Problem details:
For the copy, please give all of the data again exactly and leave the pictures out.

Stored data:
======

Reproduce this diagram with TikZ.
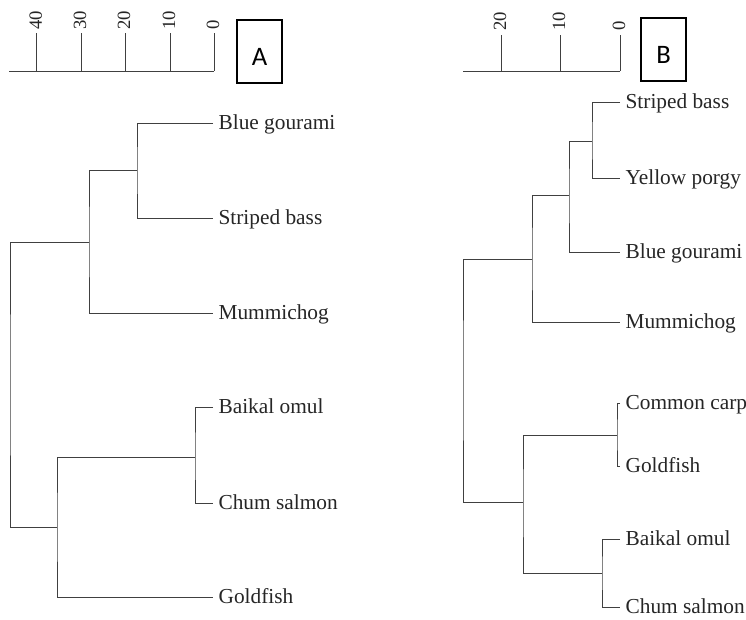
\documentclass[tikz,border=0pt]{standalone}
\usepackage{fontspec}
\setmainfont{Liberation Serif}
\newfontfamily\boxfont{Carlito}
\begin{document}
\begin{tikzpicture}[x=0.75pt,y=-0.75pt,
  br/.style={draw=black!75, line width=0.65pt},
  axisline/.style={draw=black!75, line width=0.7pt},
  leaf/.style={anchor=base west, inner sep=0pt, xshift=4pt, yshift=-5pt, font=\fontsize{16}{18}\selectfont, text=black!85},
  ticklab/.style={rotate=90, anchor=west, inner sep=0pt, font=\fontsize{14}{16}\selectfont, text=black!85},
  panelbox/.style={draw=black, line width=1.4pt},
  boxlab/.style={inner sep=0pt, font=\boxfont\fontsize{20}{22}\selectfont}
]
\useasboundingbox[fill=white] (0,0) rectangle (746,620);

% ---------------- Panel A axis ----------------
\draw[axisline] (9,71) -- (214,71);
\foreach \x/\l in {36.7/40, 81/30, 125/20, 170/10, 214/0}{
  \draw[axisline] (\x,71) -- (\x,33);
  \node[ticklab] at (\x-1,30) {\l};
}
\draw[panelbox] (237,20) rectangle (282,83);
\node[boxlab] (labA) at (259.5,57) {A};

% ---------------- Panel A tree ----------------
\coordinate (bgA) at (213,123);
\coordinate (sbA) at (213,218);
\coordinate (mumA) at (213,313);
\coordinate (boA) at (213,407);
\coordinate (csA) at (213,503);
\coordinate (gfA) at (213,597);
\node[leaf] (tbgA) at (bgA) {Blue gourami};
\node[leaf] (tsbA) at (sbA) {Striped bass};
\node[leaf] (tmumA) at (mumA) {Mummichog};
\node[leaf] (tboA) at (boA) {Baikal omul};
\node[leaf] (tcsA) at (csA) {Chum salmon};
\node[leaf] (tgfA) at (gfA) {Goldfish};

\coordinate (a1) at (137,170);
\coordinate (a2) at (89,242);
\coordinate (a3) at (195,457);
\coordinate (a4) at (57,527);
\coordinate (rA) at (10,385);

\draw[br] (bgA) -| (a1) |- (sbA);
\draw[br] (a1) -| (a2) |- (mumA);
\draw[br] (boA) -| (a3) |- (csA);
\draw[br] (a3) -| (a4) |- (gfA);
\draw[br] (a2) -| (rA) |- (a4);

% ---------------- Panel B axis ----------------
\draw[axisline] (463,71) -- (620,71);
\foreach \x/\l in {501/20, 560/10, 620/0}{
  \draw[axisline] (\x,71) -- (\x,35);
  \node[ticklab] at (\x-1,31) {\l};
}
\draw[panelbox] (641,18) rectangle (686,81);
\node[boxlab] (labB) at (663.5,55) {B};

% ---------------- Panel B tree ----------------
\coordinate (sbB) at (620,102);
\coordinate (ypB) at (620,178);
\coordinate (bgB) at (620,252);
\coordinate (mumB) at (620,322);
\coordinate (ccB) at (620,403);
\coordinate (gfB) at (620,466);
\coordinate (boB) at (620,539);
\coordinate (csB) at (620,607);
\node[leaf] (tsbB) at (sbB) {Striped bass};
\node[leaf] (typB) at (ypB) {Yellow porgy};
\node[leaf] (tbgB) at (bgB) {Blue gourami};
\node[leaf] (tmumB) at (mumB) {Mummichog};
\node[leaf] (tccB) at (ccB) {Common carp};
\node[leaf] (tgfB) at (gfB) {Goldfish};
\node[leaf] (tboB) at (boB) {Baikal omul};
\node[leaf] (tcsB) at (csB) {Chum salmon};

\coordinate (b1) at (592,141);
\coordinate (b2) at (569,195);
\coordinate (b3) at (532,259);
\coordinate (b4) at (617,435);
\coordinate (b5) at (602,573);
\coordinate (b6) at (523,502);
\coordinate (rB) at (463,380);

\draw[br] (sbB) -| (b1) |- (ypB);
\draw[br] (b1) -| (b2) |- (bgB);
\draw[br] (b2) -| (b3) |- (mumB);
\draw[br] (ccB) -| (b4) |- (gfB);
\draw[br] (boB) -| (b5) |- (csB);
\draw[br] (b4) -| (b6) |- (b5);
\draw[br] (b3) -| (rB) |- (b6);
\end{tikzpicture}
\end{document}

======

Task result:
Reproduce this diagram with TikZ.
\documentclass[tikz,border=0pt]{standalone}
\usepackage{fontspec}
\setmainfont{Liberation Serif}
\newfontfamily\boxfont{Carlito}
\begin{document}
\begin{tikzpicture}[x=0.75pt,y=-0.75pt,
  br/.style={draw=black!75, line width=0.65pt},
  axisline/.style={draw=black!75, line width=0.7pt},
  leaf/.style={anchor=base west, inner sep=0pt, xshift=4pt, yshift=-5pt, font=\fontsize{16}{18}\selectfont, text=black!85},
  ticklab/.style={rotate=90, anchor=west, inner sep=0pt, font=\fontsize{14}{16}\selectfont, text=black!85},
  panelbox/.style={draw=black, line width=1.4pt},
  boxlab/.style={inner sep=0pt, font=\boxfont\fontsize{20}{22}\selectfont}
]
\useasboundingbox[fill=white] (0,0) rectangle (746,620);

% ---------------- Panel A axis ----------------
\draw[axisline] (9,71) -- (214,71);
\foreach \x/\l in {36.7/40, 81/30, 125/20, 170/10, 214/0}{
  \draw[axisline] (\x,71) -- (\x,33);
  \node[ticklab] at (\x-1,30) {\l};
}
\draw[panelbox] (237,20) rectangle (282,83);
\node[boxlab] (labA) at (259.5,57) {A};

% ---------------- Panel A tree ----------------
\coordinate (bgA) at (213,123);
\coordinate (sbA) at (213,218);
\coordinate (mumA) at (213,313);
\coordinate (boA) at (213,407);
\coordinate (csA) at (213,503);
\coordinate (gfA) at (213,597);
\node[leaf] (tbgA) at (bgA) {Blue gourami};
\node[leaf] (tsbA) at (sbA) {Striped bass};
\node[leaf] (tmumA) at (mumA) {Mummichog};
\node[leaf] (tboA) at (boA) {Baikal omul};
\node[leaf] (tcsA) at (csA) {Chum salmon};
\node[leaf] (tgfA) at (gfA) {Goldfish};

\coordinate (a1) at (137,170);
\coordinate (a2) at (89,242);
\coordinate (a3) at (195,457);
\coordinate (a4) at (57,527);
\coordinate (rA) at (10,385);

\draw[br] (bgA) -| (a1) |- (sbA);
\draw[br] (a1) -| (a2) |- (mumA);
\draw[br] (boA) -| (a3) |- (csA);
\draw[br] (a3) -| (a4) |- (gfA);
\draw[br] (a2) -| (rA) |- (a4);

% ---------------- Panel B axis ----------------
\draw[axisline] (463,71) -- (620,71);
\foreach \x/\l in {501/20, 560/10, 620/0}{
  \draw[axisline] (\x,71) -- (\x,35);
  \node[ticklab] at (\x-1,31) {\l};
}
\draw[panelbox] (641,18) rectangle (686,81);
\node[boxlab] (labB) at (663.5,55) {B};

% ---------------- Panel B tree ----------------
\coordinate (sbB) at (620,102);
\coordinate (ypB) at (620,178);
\coordinate (bgB) at (620,252);
\coordinate (mumB) at (620,322);
\coordinate (ccB) at (620,403);
\coordinate (gfB) at (620,466);
\coordinate (boB) at (620,539);
\coordinate (csB) at (620,607);
\node[leaf] (tsbB) at (sbB) {Striped bass};
\node[leaf] (typB) at (ypB) {Yellow porgy};
\node[leaf] (tbgB) at (bgB) {Blue gourami};
\node[leaf] (tmumB) at (mumB) {Mummichog};
\node[leaf] (tccB) at (ccB) {Common carp};
\node[leaf] (tgfB) at (gfB) {Goldfish};
\node[leaf] (tboB) at (boB) {Baikal omul};
\node[leaf] (tcsB) at (csB) {Chum salmon};

\coordinate (b1) at (592,141);
\coordinate (b2) at (569,195);
\coordinate (b3) at (532,259);
\coordinate (b4) at (617,435);
\coordinate (b5) at (602,573);
\coordinate (b6) at (523,502);
\coordinate (rB) at (463,380);

\draw[br] (sbB) -| (b1) |- (ypB);
\draw[br] (b1) -| (b2) |- (bgB);
\draw[br] (b2) -| (b3) |- (mumB);
\draw[br] (ccB) -| (b4) |- (gfB);
\draw[br] (boB) -| (b5) |- (csB);
\draw[br] (b4) -| (b6) |- (b5);
\draw[br] (b3) -| (rB) |- (b6);
\end{tikzpicture}
\end{document}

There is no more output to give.